(Entries with chart source code)
★ ★ ★ ★ ★
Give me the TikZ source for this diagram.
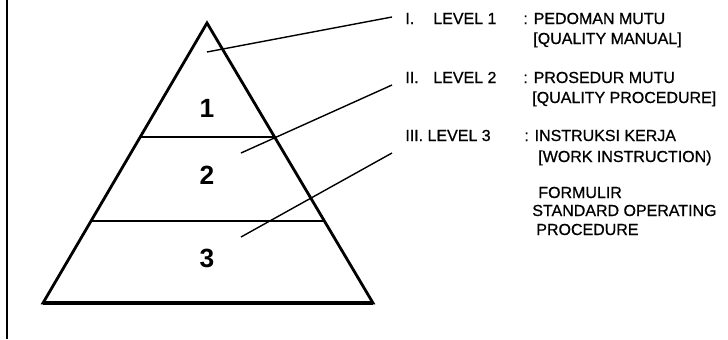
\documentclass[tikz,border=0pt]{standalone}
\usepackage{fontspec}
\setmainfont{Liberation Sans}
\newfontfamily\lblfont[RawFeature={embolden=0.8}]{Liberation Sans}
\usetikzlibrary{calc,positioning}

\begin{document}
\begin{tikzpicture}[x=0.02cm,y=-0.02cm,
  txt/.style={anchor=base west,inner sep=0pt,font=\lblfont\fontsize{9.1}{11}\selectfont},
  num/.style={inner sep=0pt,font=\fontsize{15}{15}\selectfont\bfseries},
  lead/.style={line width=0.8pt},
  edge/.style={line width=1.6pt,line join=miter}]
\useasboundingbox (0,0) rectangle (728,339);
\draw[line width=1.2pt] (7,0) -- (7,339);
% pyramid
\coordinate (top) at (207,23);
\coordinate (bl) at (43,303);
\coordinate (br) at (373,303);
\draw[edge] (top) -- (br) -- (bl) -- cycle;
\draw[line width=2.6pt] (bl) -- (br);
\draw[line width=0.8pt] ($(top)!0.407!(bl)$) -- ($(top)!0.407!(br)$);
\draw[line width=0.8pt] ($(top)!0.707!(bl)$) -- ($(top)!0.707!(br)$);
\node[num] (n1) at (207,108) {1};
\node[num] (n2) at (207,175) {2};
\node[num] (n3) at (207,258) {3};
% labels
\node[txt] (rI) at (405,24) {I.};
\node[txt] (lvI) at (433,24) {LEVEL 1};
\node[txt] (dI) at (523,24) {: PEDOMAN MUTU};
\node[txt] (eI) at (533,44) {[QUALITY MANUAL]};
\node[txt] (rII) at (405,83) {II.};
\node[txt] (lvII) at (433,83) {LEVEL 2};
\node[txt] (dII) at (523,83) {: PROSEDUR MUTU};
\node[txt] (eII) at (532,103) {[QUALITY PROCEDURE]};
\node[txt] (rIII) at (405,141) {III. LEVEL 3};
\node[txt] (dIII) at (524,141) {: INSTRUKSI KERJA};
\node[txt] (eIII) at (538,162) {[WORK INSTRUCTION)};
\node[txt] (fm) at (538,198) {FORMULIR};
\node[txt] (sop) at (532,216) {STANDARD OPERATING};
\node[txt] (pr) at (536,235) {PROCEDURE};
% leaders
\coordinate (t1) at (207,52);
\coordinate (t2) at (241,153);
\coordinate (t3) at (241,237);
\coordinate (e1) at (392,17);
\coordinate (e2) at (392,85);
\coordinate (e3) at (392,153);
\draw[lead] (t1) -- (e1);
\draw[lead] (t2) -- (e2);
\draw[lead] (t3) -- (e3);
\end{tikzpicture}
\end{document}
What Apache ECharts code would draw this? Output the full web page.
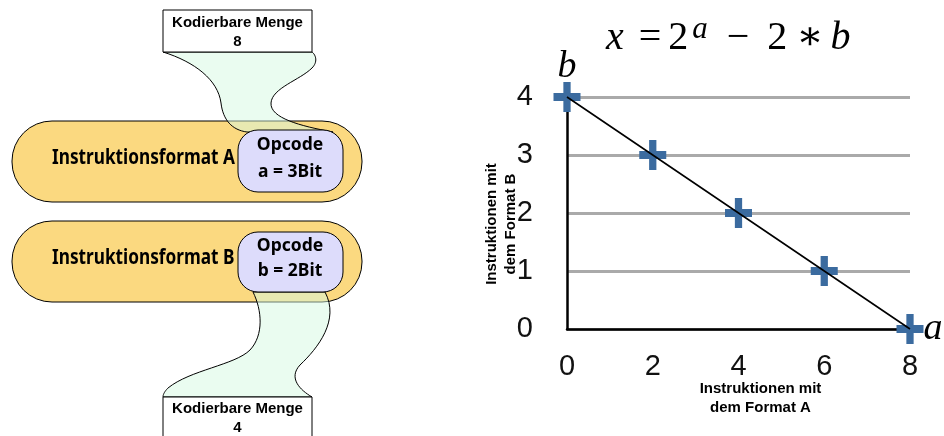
★ ★ ★ ★ ★
=== Written exercise ===
Retype the records exactly. Any image in them should not appear in what you write.

=== Answer in full ===
Give me the TikZ source for this diagram.
\documentclass[tikz,border=0pt]{standalone}
\usepackage{fontspec}
\setmainfont{Liberation Sans}
\newfontfamily\lblfont[RawFeature={embolden=0.8}]{Liberation Sans}
\usetikzlibrary{calc,positioning}

\begin{document}
\begin{tikzpicture}[x=0.02cm,y=-0.02cm,
  txt/.style={anchor=base west,inner sep=0pt,font=\lblfont\fontsize{9.1}{11}\selectfont},
  num/.style={inner sep=0pt,font=\fontsize{15}{15}\selectfont\bfseries},
  lead/.style={line width=0.8pt},
  edge/.style={line width=1.6pt,line join=miter}]
\useasboundingbox (0,0) rectangle (728,339);
\draw[line width=1.2pt] (7,0) -- (7,339);
% pyramid
\coordinate (top) at (207,23);
\coordinate (bl) at (43,303);
\coordinate (br) at (373,303);
\draw[edge] (top) -- (br) -- (bl) -- cycle;
\draw[line width=2.6pt] (bl) -- (br);
\draw[line width=0.8pt] ($(top)!0.407!(bl)$) -- ($(top)!0.407!(br)$);
\draw[line width=0.8pt] ($(top)!0.707!(bl)$) -- ($(top)!0.707!(br)$);
\node[num] (n1) at (207,108) {1};
\node[num] (n2) at (207,175) {2};
\node[num] (n3) at (207,258) {3};
% labels
\node[txt] (rI) at (405,24) {I.};
\node[txt] (lvI) at (433,24) {LEVEL 1};
\node[txt] (dI) at (523,24) {: PEDOMAN MUTU};
\node[txt] (eI) at (533,44) {[QUALITY MANUAL]};
\node[txt] (rII) at (405,83) {II.};
\node[txt] (lvII) at (433,83) {LEVEL 2};
\node[txt] (dII) at (523,83) {: PROSEDUR MUTU};
\node[txt] (eII) at (532,103) {[QUALITY PROCEDURE]};
\node[txt] (rIII) at (405,141) {III. LEVEL 3};
\node[txt] (dIII) at (524,141) {: INSTRUKSI KERJA};
\node[txt] (eIII) at (538,162) {[WORK INSTRUCTION)};
\node[txt] (fm) at (538,198) {FORMULIR};
\node[txt] (sop) at (532,216) {STANDARD OPERATING};
\node[txt] (pr) at (536,235) {PROCEDURE};
% leaders
\coordinate (t1) at (207,52);
\coordinate (t2) at (241,153);
\coordinate (t3) at (241,237);
\coordinate (e1) at (392,17);
\coordinate (e2) at (392,85);
\coordinate (e3) at (392,153);
\draw[lead] (t1) -- (e1);
\draw[lead] (t2) -- (e2);
\draw[lead] (t3) -- (e3);
\end{tikzpicture}
\end{document}
What Apache ECharts code would draw this? Output the full web page.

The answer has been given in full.